KSL – A team of University of Utah students raced across the surface of the moon Friday, without ever leaving Earth.

The 16th annual Great Moonbuggy Race is going on in Huntsville, Ala., at the U.S. Space and Rocket Center, and the team of Utes is testing their skills against students from across the nation and several other countries.

The Great Moonbuggy Race is a bone rattling, head jarring blitz across a simulated lunar surface.

“We weren’t involved last year, so this year we had to start from scratch and engineer the suspension, the gearing and everything. It’s a great educational opportunity, plus we get to compete with other universities. So, it’s a lot of fun,” said student John Steadman.

Students design vehicles that tackle a series of engineering problems similar to problems faced by the original Moonbuggy team in the early 1970s.

“We chose a triangle frame; first, because it’s very strong, and second, to drop a little weight from last year’s team,” explained U student Kelsey Hansen.

The teams actually assemble their moonbuggies at the starting line and get timed on. Each human-powered moonbuggy carries two students over rough-and-tumble terrain.

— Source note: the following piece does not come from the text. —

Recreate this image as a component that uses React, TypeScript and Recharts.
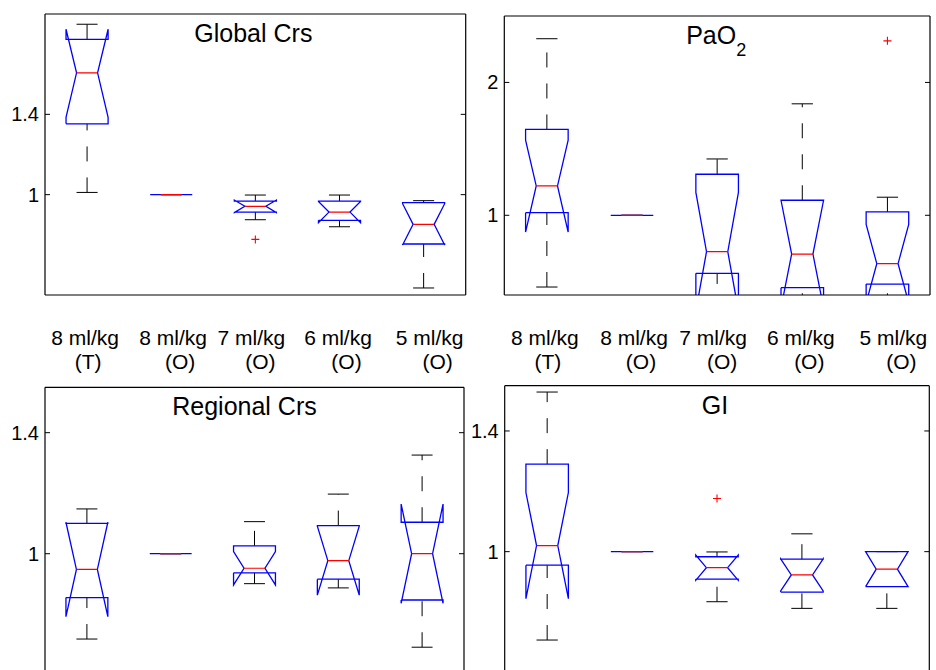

“We go through a course that consists of gravel ridges and sand and craters, and we’re timed on that. It’s about .7 miles,” Hansen said.

The moonbuggy entries are expected to be of “proof-of-concept” and engineering test models rather than final-production models. Each student team of six builds its own buggy; the drivers are also builders. The teams then take two runs of the terrain course, and the shortest course time is added to the assembly time for the final total time.

The University of Utah has participated three years and raced Friday morning. “We had a flat tire part way through the course. We didn’t make it all the way through, but we got some new tubes and we’ll be ready to go tomorrow,” Steadman said.